JENNIFER HAHN Turin, Italy


THE SINGING DETECTIVE


Adam Fishbein’s fascinating article “How Birds Hear Birdsong” [May] made me wonder about some issues that I encounter in my own research on popular music singing. It was no surprise to me that the “melodies” birds sing are more of a vehicle for what they are actually communicating through sonic “fine structure.” I found the article was based on a very Western way to think about language and music by focusing on abstractions rather than actual sounds. But in Fishbein’s defense, this is widely the case in the field.
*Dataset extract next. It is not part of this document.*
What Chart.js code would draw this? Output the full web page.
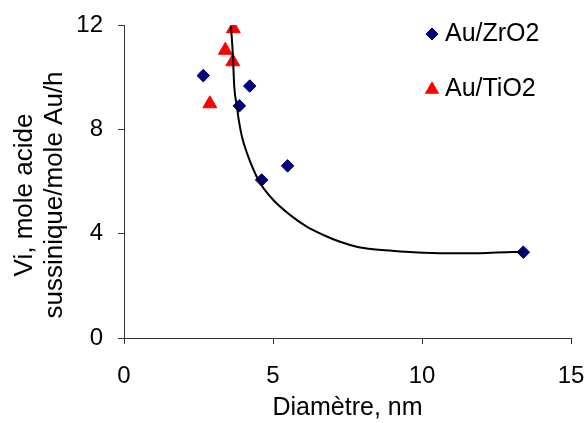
<!DOCTYPE html>
<html>
<head>
<meta charset="utf-8">
<script src="https://cdn.jsdelivr.net/npm/chart.js@4.4.0/dist/chart.umd.min.js"></script>
<style>
  html, body { margin: 0; padding: 0; background: #fff; }
  #wrap { width: 586px; height: 423px; }
</style>
</head>
<body>
<div id="wrap"><canvas id="diamChart" width="586" height="423"></canvas></div>
<script>
// Au/ZrO2 points (diameter nm, Vi)
const zrX = [2.66, 4.22, 3.87, 4.62, 5.49, 13.40];
const zrY = [10.06, 9.66, 8.90, 6.06, 6.60, 3.29];

// Au/TiO2 points
const tiX = [3.67, 3.40, 3.65, 2.88];
const tiY = [11.86, 11.03, 10.59, 8.98];

// trend curve
const fitX = [3.59, 3.65, 3.70, 3.79, 3.85, 3.96, 4.13, 4.35, 4.57, 5.01, 5.57, 6.13, 6.69, 7.25, 7.81, 8.37, 8.93, 9.71, 10.83, 11.95, 13.06, 13.40];
const fitY = [11.94, 10.92, 9.64, 8.87, 8.36, 7.71, 7.08, 6.44, 5.93, 5.29, 4.72, 4.27, 3.95, 3.69, 3.50, 3.40, 3.35, 3.29, 3.25, 3.25, 3.30, 3.30];

const xTicks = [0, 5, 10, 15];
const yTicks = [0, 4, 8, 12];
const yTitleLines = ['Vi, mole acide', 'sussinique/mole Au/h'];
const legendNames = ['Au/ZrO2', 'Au/TiO2'];

function toPoints(xs, ys) {
    return xs.map((x, i) => ({ x: x, y: ys[i] }));
}

const FONT = '"Liberation Sans", Arial, sans-serif';

// y title in two lines + legend in the top right corner
const extrasPlugin = {
    id: 'extras',
    afterDraw(chart) {
        const ctx = chart.ctx;
        ctx.save();
        ctx.fillStyle = '#000';
        ctx.font = '26px ' + FONT;
        ctx.textAlign = 'center';
        ctx.textBaseline = 'alphabetic';
        const cy = 195;
        const bases = [32, 62];
        yTitleLines.forEach((t, i) => {
            ctx.save();
            ctx.translate(bases[i], cy);
            ctx.rotate(-Math.PI / 2);
            ctx.fillText(t, 0, 0);
            ctx.restore();
        });
        ctx.restore();

        // legend
        ctx.save();
        ctx.lineWidth = 1;
        ctx.fillStyle = '#000080';
        ctx.strokeStyle = '#000080';
        Chart.helpers.drawPoint(ctx, { pointStyle: 'rectRot', radius: 6, borderWidth: 1 }, 432, 34);
        ctx.fillStyle = '#ff0000';
        ctx.strokeStyle = '#ff0000';
        Chart.helpers.drawPoint(ctx, { pointStyle: 'triangle', radius: 7.5, borderWidth: 1 }, 432, 89.5);
        ctx.fillStyle = '#000';
        ctx.font = '25px ' + FONT;
        ctx.textAlign = 'left';
        ctx.textBaseline = 'alphabetic';
        ctx.fillText(legendNames[0], 445, 40.5);
        ctx.fillText(legendNames[1], 445, 95.5);
        ctx.restore();
    }
};

const ctx = document.getElementById('diamChart').getContext('2d');
window.diamChart = new Chart(ctx, {
    type: 'scatter',
    data: {
        datasets: [{
            label: 'fit',
            data: toPoints(fitX, fitY),
            showLine: true,
            borderColor: '#000',
            borderWidth: 2,
            pointRadius: 0,
            cubicInterpolationMode: 'monotone',
            fill: false
        }, {
            label: legendNames[0],
            data: toPoints(zrX, zrY),
            pointStyle: 'rectRot',
            pointRadius: 6.3,
            backgroundColor: '#000080',
            borderColor: '#000080',
            borderWidth: 1
        }, {
            label: legendNames[1],
            data: toPoints(tiX, tiY),
            pointStyle: 'triangle',
            pointRadius: 8,
            backgroundColor: '#ff0000',
            borderColor: '#ff0000',
            borderWidth: 1
        }]
    },
    options: {
        responsive: false,
        maintainAspectRatio: false,
        animation: false,
        events: [],
        // plot area: left 124, top 25, right 571, bottom 338
        layout: { padding: { top: 25, right: 15, left: 0, bottom: 0 } },
        plugins: {
            legend: { display: false },
            tooltip: { enabled: false }
        },
        scales: {
            x: {
                type: 'linear',
                min: 0,
                max: 15,
                afterBuildTicks: s => { s.ticks = xTicks.map(v => ({ value: v })); },
                afterFit: s => { s.height = 85; s.paddingLeft = 0; s.paddingRight = 0; },
                grid: { drawOnChartArea: false, tickLength: 6, color: '#333' },
                border: { color: '#333', width: 1 },
                ticks: { color: '#000', font: { family: FONT, size: 24 }, padding: 18, maxRotation: 0 },
                title: {
                    display: true,
                    text: 'Diamètre, nm',
                    color: '#000',
                    font: { family: FONT, size: 25 },
                    padding: { top: 4, bottom: 0 }
                }
            },
            y: {
                type: 'linear',
                min: 0,
                max: 12,
                afterBuildTicks: s => { s.ticks = yTicks.map(v => ({ value: v })); },
                afterFit: s => { s.width = 124; s.paddingTop = 0; s.paddingBottom = 0; },
                grid: { drawOnChartArea: false, tickLength: 6, color: '#333' },
                border: { color: '#333', width: 1 },
                ticks: { color: '#000', font: { family: FONT, size: 24 }, padding: 15 }
            }
        }
    },
    plugins: [extrasPlugin]
});
</script>
</body>
</html>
First, the idea of limiting the conception of music to mere notes (what I call “abstract parameters”), which has been shared by many “traditional” musicologists and music theorists, is now being strongly questioned. Indeed, recent research suggests that popular music listeners, while of course sensitive to pitches (melody), also especially react to aspects of sound production related to timbre. In popular music singing, paralanguage (the surrounding sounds we emit when speaking that are often wrongly considered mere noises) is used systematically to convey rather specific emotional content. Melodies, though essential, act as vehicles to such paralinguistic production.


What about tonal languages such as Mandarin Chinese, for example? Studies show that Chinese speakers have a much better ability to identify pitch by ear, or “perfect pitch.” While most people recognize a given melody when it is sung in a different pitch despite its new key, there is a large proportion of the population that can hear the shift. For many musicians, each tonality culturally conveys its own emotional signature.


In the research conducted by my colleagues and me—as well as by many other musicologists around the globe—we study microvariations in timbre that are very similar to the fine structures described in the article using the very same tools (waveforms and spectrograms). Many researchers are interested in such finer structures in music precisely because humans are very sensitive to microvariations in timbre (perhaps even more than they are to melodic structures), as well as to those in rhythm. In fact, we came to realize that the lack of study on humans’ ability to precisely perceive these finer structures was based on millennial-long Western ideology favoring the abstract over the concrete.


I believe that topics such as birdsong would be a perfect terrain for true interdisciplinary research. We, as musicologists of microvariations, are absolutely ready to contribute (well, at least, I am!).


SERGE LACASSE Full Professor of musicology, Laval University, Quebec


FISHBEIN REPLIES: Lacasse makes excellent points about the importance of microvariations in music and language. I wholeheartedly agree that this topic is a ripe terrain for interdisciplinary research. Birdsong studies often attempt to draw parallels to syntax and other more abstract parameters of language and music, but I think humans and birds are more similar when it comes to extracting emotional content from subtle changes in sounds. Still, it is the case that songbirds, at least the species studied so far, do appear to be much better than humans at hearing changes in fine structure. This may be because of fundamental anatomical differences in the structure of the inner ear. And although melodic structures in music differ across cultures, the ability to hear melody is universal in humans. Songbirds simply appear to not hear strings of sounds as melodies like we do.